Corominas, en su afán por explica la ciudad y sus transformaciones desde lo violento, divide su investigación en tres partes. La primera corresponde a la violencia política y al siglo XIX, en concreto, desde 1835, “cuando las bullangas advirtieron de un nuevo paradigma, con la clase obrera como santo y seña de problemáticas futuras, en progresiva evolución al avanzar la centuria”. El siglo estuvo marcado, así pues, por la organización del proletariado, afín al uso de explosivos para conseguir relevancia y expandir mejor el mensaje revolucionario.
Década a década
Es más, “el estudio de la crónica negra en los rotativos del Novecientos nos aporta impecables ejemplos para tomar el pulso a esa sociedad”. De esta forma, como desarrolla en el segundo tramo del libro, a la primera plana saltó el sensacionalismo para satisfacer las ansias morbosas del lector. Y casos no faltaban, pues hubo algunos notorios basados en lo político, como el relacionado con Enriqueta Martí, que “fue un chivo expiatorio para condenar a toda una clase social tras la Semana Trágica”.
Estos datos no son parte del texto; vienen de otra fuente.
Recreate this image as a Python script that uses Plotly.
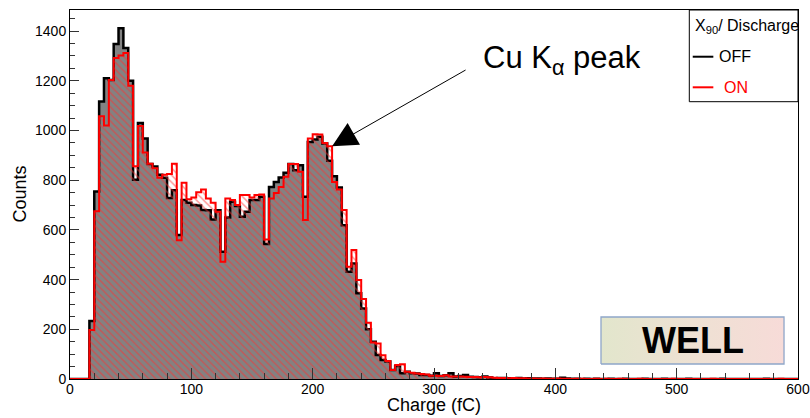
import plotly.graph_objects as go

# Histogram binning (fC)
BIN_WIDTH = 4.0
X_MIN, X_MAX = 0, 600
Y_MAX = 1485

# Counts per 4 fC bin, X90 discharge OFF
off_counts = [
    0, 0, 0, 0, 233, 755, 1117, 1210, 1203, 1348,
    1412, 1332, 1200, 802, 1030, 968, 865, 855, 822, 810,
    728, 760, 580, 720, 709, 700, 698, 680, 679, 642,
    679, 512, 650, 713, 696, 653, 673, 720, 720, 733,
    543, 773, 793, 811, 830, 865, 840, 860, 733, 954,
    964, 975, 948, 878, 816, 771, 619, 432, 465, 345,
    284, 200, 150, 97, 76, 70, 36, 52, 23, 29,
    23, 22, 16, 16, 13, 23, 12, 15, 23, 10,
    12, 16, 9, 8, 7, 10, 6, 3, 4, 4,
    3, 3, 4, 2, 3, 2, 2, 1, 2, 1,
    1, 5, 2, 1, 1, 0, 1, 0, 1, 0,
    0, 1, 0, 0, 1, 0, 0, 0, 1, 0,
    0, 0, 1, 0, 0, 0, 0, 1, 0, 0,
    0, 0, 0, 0, 1, 0, 0, 0, 0, 0,
    0, 0, 0, 1, 0, 0, 0, 0, 0, 0,
]

# Counts per 4 fC bin, X90 discharge ON
on_counts = [
    0, 0, 0, 0, 197, 675, 1057, 1020, 1203, 1292,
    1302, 1312, 1180, 856, 1018, 912, 866, 848, 810, 822,
    825, 866, 558, 790, 723, 730, 752, 763, 726, 709,
    673, 472, 726, 720, 700, 740, 740, 730, 740, 742,
    561, 726, 749, 773, 814, 865, 865, 834, 640, 968,
    985, 984, 950, 937, 793, 763, 680, 452, 519, 398,
    322, 226, 147, 143, 96, 72, 36, 56, 59, 29,
    25, 22, 20, 18, 13, 13, 12, 15, 10, 10,
    10, 9, 8, 8, 7, 8, 7, 5, 4, 4,
    3, 4, 3, 3, 2, 2, 1, 2, 1, 1,
    2, 1, 1, 0, 1, 1, 0, 0, 1, 0,
    1, 0, 0, 1, 0, 0, 0, 1, 0, 0,
    0, 0, 0, 0, 1, 0, 0, 0, 0, 0,
    0, 0, 1, 0, 0, 0, 0, 0, 0, 0,
    0, 0, 0, 0, 0, 0, 1, 0, 0, 0,
]

x_ticks = [0, 100, 200, 300, 400, 500, 600]
y_ticks = [0, 200, 400, 600, 800, 1000, 1200, 1400]

# Peak bin marked by the arrow (212-216 fC, arrow at its right edge)
PEAK_BIN = 53

FONT = "Liberation Sans"


def step_xy(counts):
    edges = [X_MIN + i * BIN_WIDTH for i in range(len(counts) + 1)]
    return edges, list(counts) + [counts[-1]]


fig = go.Figure()

x_off, y_off = step_xy(off_counts)
fig.add_trace(go.Scatter(
    x=x_off, y=y_off, mode="lines", name="OFF",
    line=dict(color="black", width=2.5, shape="hv"),
    fill="tozeroy", fillcolor="#828282",
    hoverinfo="skip", showlegend=False,
))

x_on, y_on = step_xy(on_counts)
fig.add_trace(go.Scatter(
    x=x_on, y=y_on, mode="lines", name="ON",
    line=dict(color="red", width=2, shape="hv"),
    fill="tozeroy", fillcolor="rgba(0,0,0,0)",
    fillpattern=dict(shape="\\", fgcolor="#ff3030", bgcolor="rgba(0,0,0,0)",
                     size=5, solidity=0.3),
    hoverinfo="skip", showlegend=False,
))

# "WELL" label box with a horizontal colour gradient, on a paper-like overlay axis
bx0, bx1 = 0.7294, 0.9808
by0, by1 = 0.0407, 0.168
fig.add_trace(go.Scatter(
    x=[bx0, bx1, bx1, bx0, bx0], y=[by0, by0, by1, by1, by0],
    xaxis="x2", yaxis="y2", mode="lines", fill="toself",
    fillgradient=dict(type="horizontal",
                      colorscale=[[0, "#e2e6cc"], [0.5, "#eee1d3"], [1, "#f7dbd8"]]),
    line=dict(color="#8fa6c9", width=1.3),
    hoverinfo="skip", showlegend=False,
))

axis_common = dict(
    showline=True, mirror=True, linecolor="black", linewidth=1,
    showgrid=False, zeroline=False, ticks="inside", tickcolor="#333333",
    tickfont=dict(family=FONT, size=14, color="black"), automargin=False,
)

fig.update_layout(
    width=810, height=418,
    margin=dict(l=70, r=12, t=10, b=39, autoexpand=False),
    paper_bgcolor="white", plot_bgcolor="white",
    font=dict(family=FONT, color="black"),
    xaxis=dict(range=[X_MIN, X_MAX], tickvals=x_ticks, ticklen=11,
               ticklabelstandoff=-3,
               minor=dict(dtick=20, ticklen=6, ticks="inside", tickcolor="#333333"),
               **axis_common),
    yaxis=dict(range=[0, Y_MAX], tickvals=y_ticks, ticklen=9,
               minor=dict(dtick=50, ticklen=5, ticks="inside", tickcolor="#333333"),
               **axis_common),
    xaxis2=dict(overlaying="x", range=[0, 1], visible=False, fixedrange=True),
    yaxis2=dict(overlaying="y", range=[0, 1], visible=False, fixedrange=True),
)

annotations = [
    # axis titles
    dict(text="Charge (fC)", xref="paper", yref="paper", x=0.5, y=0,
         xanchor="center", yanchor="top", yshift=-14, showarrow=False,
         font=dict(family=FONT, size=18)),
    dict(text="Counts", xref="paper", yref="paper", x=0, y=0.5,
         xanchor="center", yanchor="middle", xshift=-51, textangle=-90,
         showarrow=False, font=dict(family=FONT, size=18)),
    # peak label and arrow
    dict(text="Cu K<sub>α</sub> peak", xref="paper", yref="paper",
         x=0.6765, y=0.865, xanchor="center", yanchor="middle",
         showarrow=False, font=dict(family=FONT, size=31)),
    dict(text="", x=PEAK_BIN * BIN_WIDTH + BIN_WIDTH, y=on_counts[PEAK_BIN],
         xref="x", yref="y", showarrow=True, ax=135, ay=-77,
         arrowhead=2, arrowsize=5, arrowwidth=1, arrowcolor="black"),
    # label box text
    dict(text="<b>WELL</b>", xref="paper", yref="paper",
         x=(bx0 + bx1) / 2, y=(by0 + by1) / 2, xanchor="center", yanchor="middle",
         showarrow=False, font=dict(family=FONT, size=36, color="black")),
    # legend
    dict(text="X<sub>90</sub>/ Discharge", xref="paper", yref="paper",
         x=0.8554, y=0.955, xanchor="left", yanchor="middle",
         showarrow=False, font=dict(family=FONT, size=16)),
    dict(text="OFF", xref="paper", yref="paper", x=0.8888, y=0.8734,
         xanchor="left", yanchor="middle", showarrow=False,
         font=dict(family=FONT, size=16, color="black")),
    dict(text="ON", xref="paper", yref="paper", x=0.8957, y=0.7905,
         xanchor="left", yanchor="middle", showarrow=False,
         font=dict(family=FONT, size=16, color="red")),
]
fig.update_layout(annotations=annotations)

shapes = [
    dict(type="rect", xref="paper", yref="paper", x0=0.8507, x1=1.0, y0=0.7515, y1=1.0,
         line=dict(color="black", width=1), fillcolor="white", layer="above"),
    dict(type="line", xref="paper", yref="paper", x0=0.8554, x1=0.8837, y0=0.8734, y1=0.8734,
         line=dict(color="black", width=2)),
    dict(type="line", xref="paper", yref="paper", x0=0.8554, x1=0.8837, y0=0.7905, y1=0.7905,
         line=dict(color="red", width=2)),
]
fig.update_layout(shapes=shapes)

fig.write_html("out.html")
Asimismo, conoceremos cómo en los años cuarenta se pretendió una España limpia de crímenes, obligándose a la prensa “a un relativo silencio, desmentido al desmenuzar las hemerotecas”; los medios de comunicación, en un momento dado, “dieron prioridad a los crímenes donde los extranjeros eran los culpables, para dignificar la imagen del español en oposición a los escasos visitantes y forasteros residentes en Barcelona”. Así las cosas, Corominas no solo nos cuenta casos específicos de violencia, sino que con ellos va ilustrando cómo la ciudad y sus costumbres e intereses se fue desarrollando.
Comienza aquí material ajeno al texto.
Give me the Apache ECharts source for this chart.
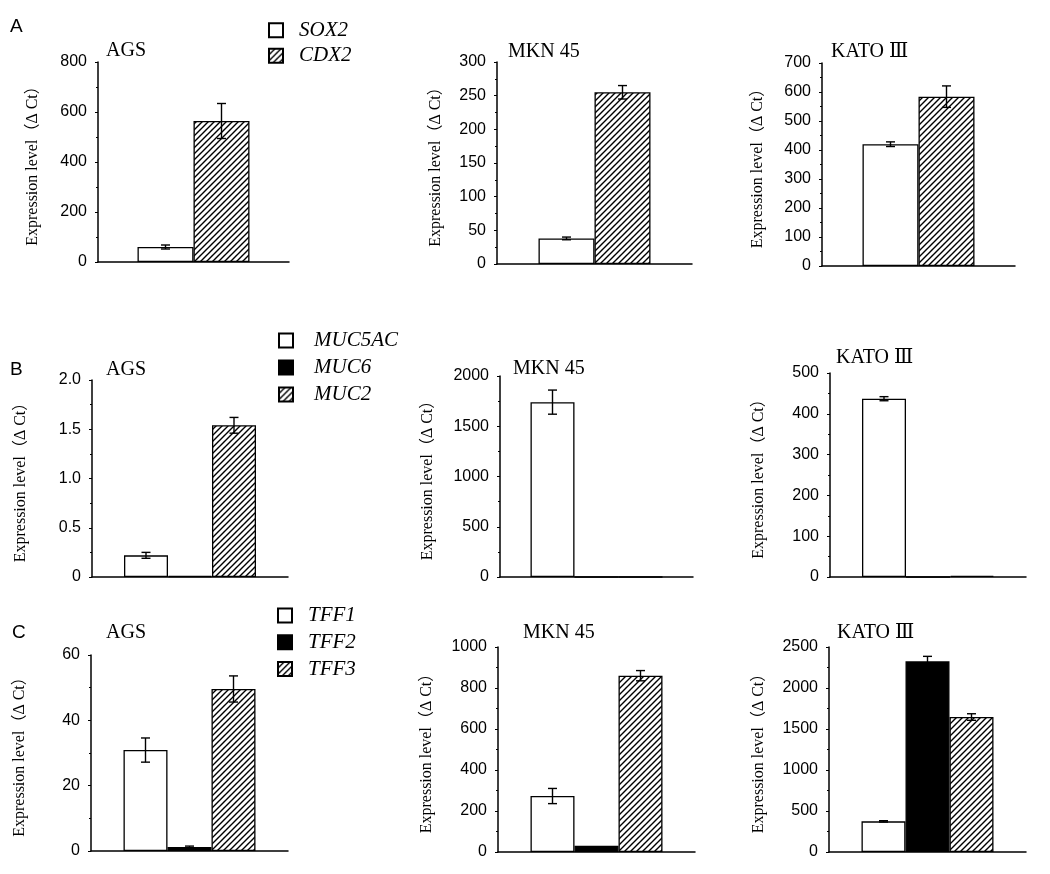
<!DOCTYPE html>
<html>
<head>
<meta charset="utf-8">
<script src="https://cdn.jsdelivr.net/npm/echarts@6/dist/echarts.min.js"></script>
<style>
html,body{margin:0;padding:0;background:#fff;}
#chart{width:1050px;height:874px;}
</style>
</head>
<body>
<div id="chart"></div>
<script>
// ---------------- DATA ----------------
const cellLines = ['AGS', 'MKN 45', 'KATO Ⅲ'];
const panelLetters = ['A', 'B', 'C'];
const yName = 'Expression level（Δ Ct）';

// Panel A
const genesA = ['SOX2', 'CDX2'];
const sox2 = [60, 38, 420];
const sox2Err = [8, 2, 8];
const cdx2 = [564, 255, 584];
const cdx2Err = [70, 10, 37];
const yMaxA = [800, 300, 700];
const yStepA = [200, 50, 100];

// Panel B
const genesB = ['MUC5AC', 'MUC6', 'MUC2'];
const muc5ac = [0.22, 1740, 437];
const muc5acErr = [0.03, 120, 5];
const muc6 = [0.01, 0, 0];
const muc6Err = [0, 0, 0];
const muc2 = [1.54, 0, 3];
const muc2Err = [0.08, 0, 0];
const yMaxB = [2, 2000, 500];
const yStepB = [0.5, 500, 100];

// Panel C
const genesC = ['TFF1', 'TFF2', 'TFF3'];
const tff1 = [30.9, 273, 374];
const tff1Err = [3.7, 37, 8];
const tff2 = [1.2, 30, 2326];
const tff2Err = [0.3, 0, 60];
const tff3 = [49.6, 860, 1646];
const tff3Err = [4, 25, 40];
const yMaxC = [60, 1000, 2500];
const yStepC = [20, 200, 500];

// tick label text for the AGS panel of B (decimal labels)
const tickLabelsB0 = {0: '0', 0.5: '0.5', 1: '1.0', 1.5: '1.5', 2: '2.0'};

// ---------------- STYLE / LAYOUT ----------------
const hatch = (function () {
  const c = document.createElement('canvas');
  c.width = 6; c.height = 6;
  const ctx = c.getContext('2d');
  ctx.fillStyle = '#fff'; ctx.fillRect(0, 0, 6, 6);
  ctx.strokeStyle = '#000'; ctx.lineWidth = 1.4;
  ctx.beginPath();
  ctx.moveTo(0, 6); ctx.lineTo(6, 0);
  ctx.moveTo(-1, 1); ctx.lineTo(1, -1);
  ctx.moveTo(5, 7); ctx.lineTo(7, 5);
  ctx.stroke();
  return c;
})();
const fills = {
  open: '#ffffff',
  solid: '#000000',
  hatch: {image: hatch, repeat: 'repeat'}
};

const rows = [
  {genes: genesA, vals: [sox2, cdx2], errs: [sox2Err, cdx2Err], styles: ['open', 'hatch'], barW: 56, yMax: yMaxA, yStep: yStepA},
  {genes: genesB, vals: [muc5ac, muc6, muc2], errs: [muc5acErr, muc6Err, muc2Err], styles: ['open', 'solid', 'hatch'], barW: 44, yMax: yMaxB, yStep: yStepB},
  {genes: genesC, vals: [tff1, tff2, tff3], errs: [tff1Err, tff2Err, tff3Err], styles: ['open', 'solid', 'hatch'], barW: 44, yMax: yMaxC, yStep: yStepC}
];

const gridRects = [
  {left: 98, top: 62, width: 191, height: 200},
  {left: 497, top: 62, width: 195, height: 202},
  {left: 822, top: 63, width: 193, height: 203},
  {left: 92, top: 380, width: 196, height: 197},
  {left: 500, top: 376, width: 193, height: 201},
  {left: 830, top: 373, width: 196, height: 204},
  {left: 91, top: 655, width: 197, height: 196},
  {left: 498, top: 647, width: 197, height: 205},
  {left: 829, top: 647, width: 197, height: 205}
];
const nameGaps = [57, 53, 56, 63, 64, 63, 63, 63, 62];
const titlePos = [
  [106, 41], [508, 42], [831, 42],
  [106, 360], [513, 359], [836, 348],
  [106, 623], [523, 623], [837, 623]
];
const letterPos = [[10, 17.5], [10, 360], [12, 623.5]];
const legendPos = [
  {left: 268, top: 19.7, itemGap: 4.5, pad: 11},
  {left: 278, top: 330, itemGap: 6, pad: 16},
  {left: 277, top: 605, itemGap: 5.8, pad: 11}
];

const serif = "'Liberation Serif', 'Times New Roman', 'DejaVu Serif', 'Noto Sans CJK SC', serif";
const sans = "'Liberation Sans', Arial, sans-serif";
const black = '#000';

const grid = [], xAxis = [], yAxis = [], series = [], title = [], legend = [];

rows.forEach((row, r) => {
  const n = row.genes.length;
  legend.push({
    data: row.genes,
    orient: 'vertical',
    left: legendPos[r].left,
    top: legendPos[r].top,
    itemGap: legendPos[r].itemGap,
    itemWidth: 14,
    itemHeight: 14,
    icon: 'rect',
    selectedMode: false,
    padding: 0,
    textStyle: {fontFamily: serif, fontStyle: 'italic', fontSize: 21, color: black, lineHeight: 20, padding: [0, 0, 0, legendPos[r].pad]}
  });
  title.push({
    text: panelLetters[r], left: letterPos[r][0], top: letterPos[r][1], padding: 0,
    textStyle: {fontFamily: sans, fontSize: 19, fontWeight: 'normal', color: black}
  });
  cellLines.forEach((cell, c) => {
    const gi = r * 3 + c;
    grid.push(Object.assign({containLabel: false}, gridRects[gi]));
    title.push({
      text: cell, left: titlePos[gi][0], top: titlePos[gi][1], padding: 0,
      textStyle: {fontFamily: serif, fontSize: 20, fontWeight: 'normal', color: black}
    });
    xAxis.push({
      type: 'category', gridIndex: gi, data: [''],
      axisLine: {show: true, lineStyle: {color: black, width: 1.5}},
      axisTick: {show: false}, axisLabel: {show: false}, splitLine: {show: false}
    });
    const isB0 = (r === 1 && c === 0);
    yAxis.push({
      type: 'value', gridIndex: gi, min: 0, max: row.yMax[c], interval: row.yStep[c],
      splitLine: {show: false},
      axisLine: {show: true, lineStyle: {color: black, width: 1.5}},
      axisTick: {show: true, length: 3, lineStyle: {color: black, width: 1}},
      minorTick: {show: true, splitNumber: 2, length: 2, lineStyle: {color: black, width: 1}},
      axisLabel: {
        margin: 11, fontFamily: sans, fontSize: 16, color: black,
        formatter: isB0 ? (v => tickLabelsB0[v] !== undefined ? tickLabelsB0[v] : String(v)) : (v => String(v))
      },
      name: yName, nameLocation: 'middle', nameGap: nameGaps[gi],
      nameTextStyle: {fontFamily: serif, fontSize: 16, color: black}
    });
    row.genes.forEach((g, k) => {
      series.push({
        type: 'bar', name: g, xAxisIndex: gi, yAxisIndex: gi,
        data: [row.vals[k][c]],
        barWidth: row.barW, barGap: '0%',
        itemStyle: {color: fills[row.styles[k]], borderColor: black, borderWidth: 1.3},
        silent: true
      });
    });
    const barW = row.barW;
    series.push({
      type: 'custom', xAxisIndex: gi, yAxisIndex: gi, z: 5, silent: true,
      data: row.genes.map((g, k) => [0, row.vals[k][c], row.errs[k][c], k]),
      encode: {x: 0, y: 1},
      renderItem: function (params, api) {
        const v = api.value(1), e = api.value(2), k = api.value(3);
        if (!e) return null;
        const cx = api.coord([0, v])[0] + (k - (n - 1) / 2) * barW;
        const yT = api.coord([0, v + e])[1];
        const yB = api.coord([0, v - e])[1];
        const st = {stroke: black, lineWidth: 1.4};
        return {
          type: 'group',
          children: [
            {type: 'line', shape: {x1: cx, y1: yT, x2: cx, y2: yB}, style: st},
            {type: 'line', shape: {x1: cx - 4.5, y1: yT, x2: cx + 4.5, y2: yT}, style: st},
            {type: 'line', shape: {x1: cx - 4.5, y1: yB, x2: cx + 4.5, y2: yB}, style: st}
          ]
        };
      }
    });
  });
});

const chart = echarts.init(document.getElementById('chart'), null, {renderer: 'canvas'});
chart.setOption({
  animation: false,
  backgroundColor: '#fff',
  title, legend, grid, xAxis, yAxis, series
});
</script>
</body>
</html>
Habrá, por supuesto, casos de personas despiadadas que cometen fechorías por el mero hecho de hacerlas, como José Ignacio Orduña, el violador de Lesseps, que nos colocan ya en un ámbito de trastornos mentales. Ya en los años ochenta, en la época preolímpica, tenemos una conflictividad carcelaria que se mezcla con la acción de mafias internacionales, “mientras la violencia de género aún no es tratada como tal, y lo mismo acaecía con la ejercida contra el colectivo LGTBI, aún una rareza sin derecho a ningún tipo de respeto ni consideración penal”.
Y así llegamos a la tercera parte del estudio, centrado en la refundación de Barcelona, cuando la violencia criminal se funde con la política: “Los errores de los dos pasajes fronterizos entre el Guinardó y el Camp de l’Arpa nos hablan de carencias en nuestro sistema educativo”; por otro lado, aparecen las bandas juveniles y un caso ocurrido en el centro comercial Maremagnum, “donde el ecuatoriano Wilson Pacheco murió ahogado, lanzado al agua por algunos porteros de discoteca”. Un crimen que implicó la reglamentación de esa actividad nocturna y sacudió conciencias.